Set problem:
Extract every line of the material that holds the string "with".

--- start of Supplied data ---

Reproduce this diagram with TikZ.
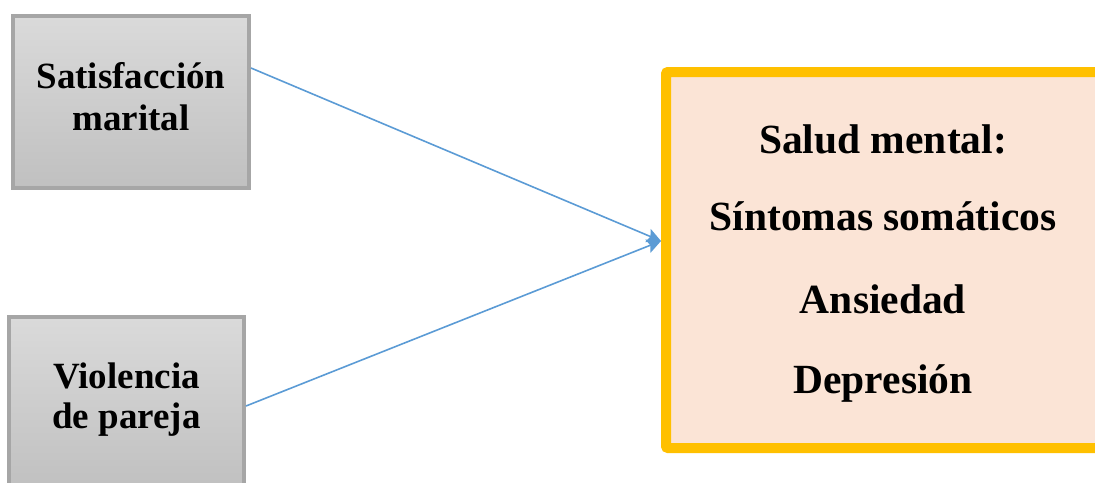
\documentclass[tikz,border=0pt]{standalone}
\usepackage{fontspec}
\setmainfont{Liberation Serif}
\usetikzlibrary{arrows.meta}

\definecolor{boxgray}{RGB}{166,166,166}
\definecolor{graytop}{RGB}{218,218,218}
\definecolor{graybot}{RGB}{192,192,192}
\definecolor{gold}{RGB}{255,192,0}
\definecolor{peach}{RGB}{251,228,214}
\definecolor{linkblue}{RGB}{91,155,213}

\tikzset{
  graybox/.style={draw=boxgray, line width=4pt, top color=graytop, bottom color=graybot,
    minimum width=236pt, minimum height=172pt, inner sep=0pt},
  outcomebox/.style={draw=gold, line width=10pt, fill=peach, rounded corners=2pt,
    minimum width=434pt, minimum height=376pt, inner sep=0pt},
  lefttext/.style={align=center, inner sep=0pt, font=\bfseries\fontsize{37}{42}\selectfont},
  righttext/.style={anchor=base, inner sep=0pt, font=\bfseries\fontsize{41.5}{48}\selectfont},
  link/.style={draw=linkblue, line width=1.6pt, -{Stealth[length=14pt,width=14pt,inset=2.5pt]}}
}

\begin{document}
\begin{tikzpicture}[x=1pt, y=-1pt]
  \useasboundingbox (0,0) rectangle (1095,482);
  \clip (0,0) rectangle (1095,482);

  % predictor boxes
  \node[graybox] (sat) at (131,102) {};
  \node[lefttext] (sat-label) at ([yshift=5pt]sat.center) {Satisfacción\\marital};

  \node[graybox, minimum width=235pt] (vio) at (126.5,403) {};
  \node[lefttext, font=\bfseries\fontsize{37}{40}\selectfont] (vio-label)
    at ([yshift=3.5pt]vio.center) {Violencia\\de pareja};

  % outcome box
  \node[outcomebox] (salud) at (883,260) {};
  \node[righttext] (t1) at (883,153) {Salud mental:};
  \node[righttext] (t2) at (883,230) {Síntomas somáticos};
  \node[righttext] (t3) at (883,313) {Ansiedad};
  \node[righttext] (t4) at (883,393) {Depresión};

  % links
  \draw[link] ([yshift=34pt]sat.east) -- ([yshift=19pt]salud.west);
  \draw[link] ([yshift=-3pt]vio.east) -- ([yshift=19pt]salud.west);
\end{tikzpicture}
\end{document}
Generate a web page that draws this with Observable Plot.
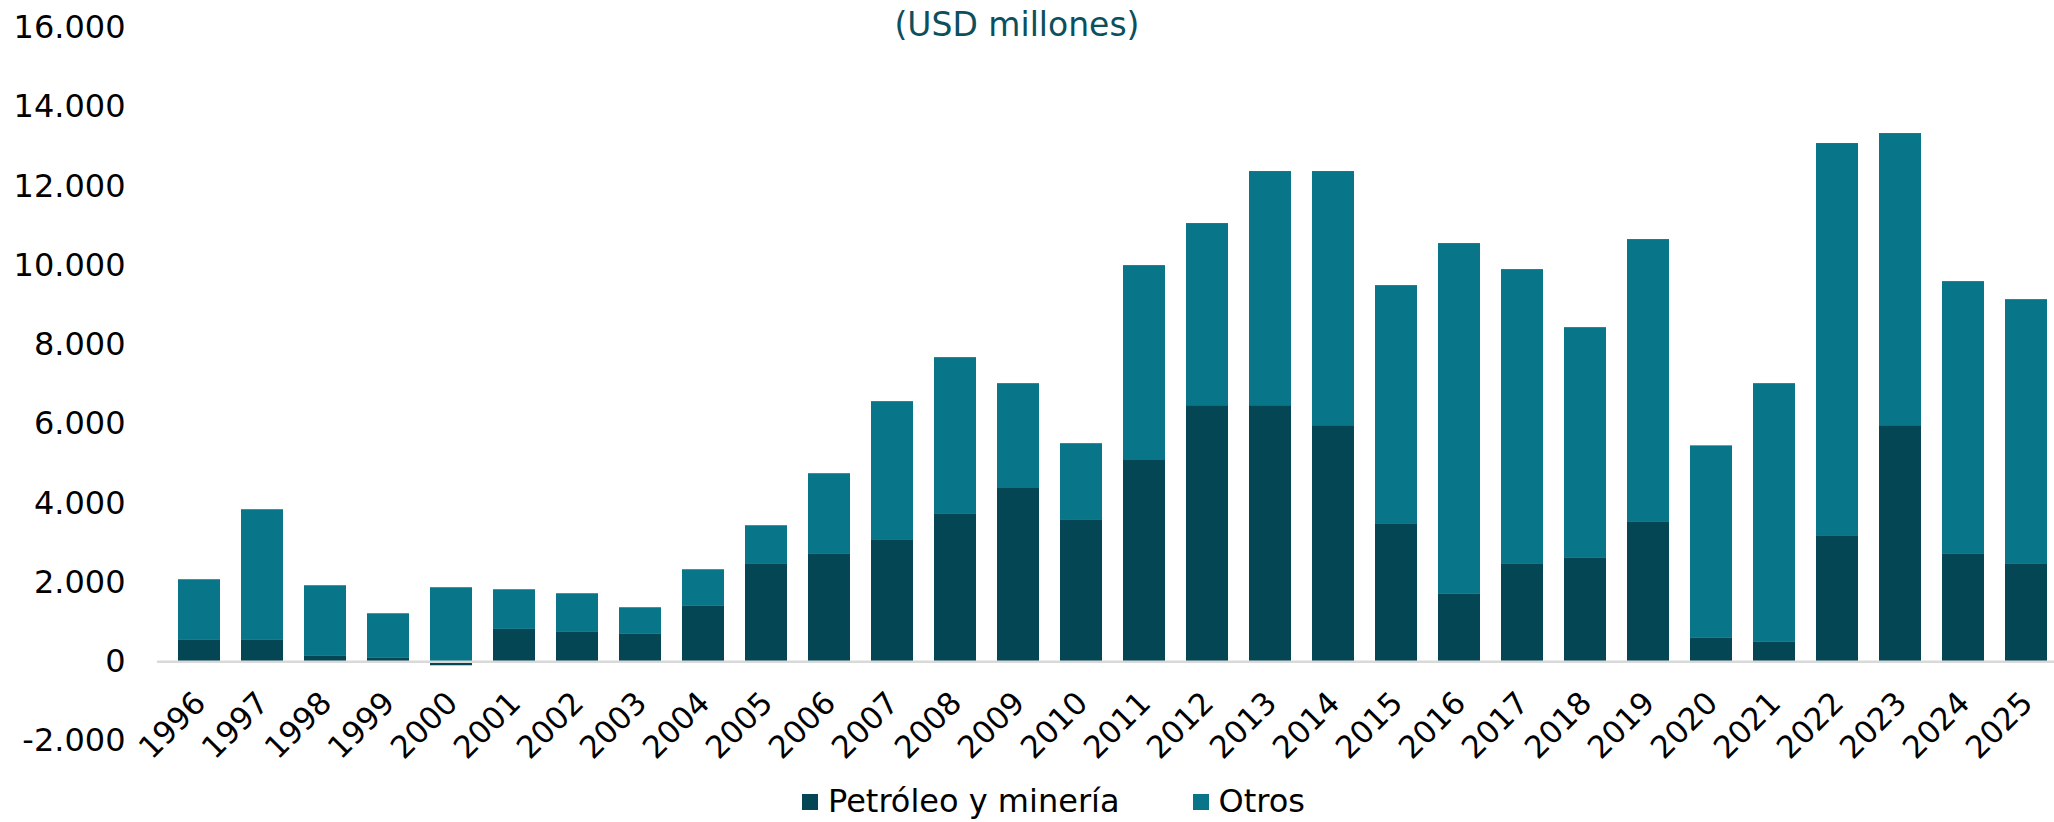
<!DOCTYPE html>
<html>
<head>
<meta charset="utf-8">
<script src="https://cdn.jsdelivr.net/npm/d3@7"></script>
<script src="https://cdn.jsdelivr.net/npm/@observablehq/plot@0.6"></script>
<style>
  html, body { margin: 0; padding: 0; background: #fff; overflow: hidden; }
  #wrap { position: relative; width: 2054px; height: 822px; overflow: hidden; background: #fff; font-family: "DejaVu Sans", Verdana, sans-serif; }
  #sub { position: absolute; top: 8px; left: 0; width: 2034px; text-align: center; font-size: 33px; line-height: 33px; color: #0c4f5d; }
  #chart { position: absolute; top: 0; left: 0; }
  #legend { position: absolute; top: 784px; left: 802px; height: 34px; line-height: 34px; display: flex; align-items: center; font-size: 32px; color: #000; white-space: nowrap; }
  .sw { width: 16px; height: 16px; margin-right: 10px; flex: none; margin-top: 2px; }
  .item { display: flex; align-items: center; height: 34px; }
</style>
</head>
<body>
<div id="wrap">
  <div id="chart"></div>
  <div id="sub">(USD millones)</div>
  <div id="legend"></div>
</div>
<script>
const years = [1996,1997,1998,1999,2000,2001,2002,2003,2004,2005,2006,2007,2008,2009,2010,2011,2012,2013,2014,2015,2016,2017,2018,2019,2020,2021,2022,2023,2024,2025];
const petroleo = [556,556,152,101,-101,816,758,707,1414,2475,2727,3081,3737,4394,3586,5101,6465,6465,5960,3485,1717,2475,2626,3535,606,505,3182,5960,2727,2475];
const otros = [1515,3282,1767,1111,1869,1002,959,657,909,959,2020,3485,3940,2626,1919,4899,4596,5909,6414,6010,8839,7424,5808,7122,4844,6515,9899,7373,6869,6666];
const seriesNames = ["Petróleo y minería", "Otros"];
const seriesColors = ["#044654", "#097589"];
const yTicks = [-2000,0,2000,4000,6000,8000,10000,12000,14000,16000];

const table = [];
years.forEach((yr, i) => {
  table.push({year: yr, series: seriesNames[0], value: petroleo[i]});
  table.push({year: yr, series: seriesNames[1], value: otros[i]});
});

const fmt = d3.formatLocale({decimal: ",", thousands: ".", grouping: [3], currency: ["", ""], minus: "-"}).format(",");

const chart = Plot.plot({
  width: 2054,
  height: 776,
  marginLeft: 157,
  marginRight: 0,
  marginTop: 27,
  marginBottom: 36,
  style: {fontFamily: "DejaVu Sans, Verdana, sans-serif", fontSize: "32px", color: "#000", background: "#fff", overflow: "visible"},
  x: {type: "band", domain: years, range: [145.8, 2079.4], paddingInner: 0.326, paddingOuter: 0.326, axis: null},
  y: {domain: [-2000, 16000], range: [740.5, 27.4], axis: null},
  color: {domain: seriesNames, range: seriesColors},
  marks: [
    Plot.barY(table, {x: "year", y: "value", fill: "series"}),
    Plot.ruleY([0], {stroke: "#d9d9d9", strokeWidth: 2.5}),
    Plot.axisY(yTicks, {tickSize: 0, tickPadding: 32, tickFormat: fmt, label: null, fill: "#000"}),
    Plot.text(years, {x: d => d, y: d => 0, text: d => String(d), rotate: -45, textAnchor: "end", dx: 1, dy: 36, fontSize: 31, fill: "#000"})
  ]
});
document.getElementById("chart").appendChild(chart);

const legend = document.getElementById("legend");
seriesNames.forEach((name, i) => {
  const item = document.createElement("div");
  item.className = "item";
  if (i > 0) item.style.marginLeft = "73px";
  const sw = document.createElement("div");
  sw.className = "sw";
  sw.style.background = seriesColors[i];
  const label = document.createElement("span");
  label.textContent = name;
  item.appendChild(sw);
  item.appendChild(label);
  legend.appendChild(item);
});
</script>
</body>
</html>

--- end of Supplied data ---

The answer:
Reproduce this diagram with TikZ.
Generate a web page that draws this with Observable Plot.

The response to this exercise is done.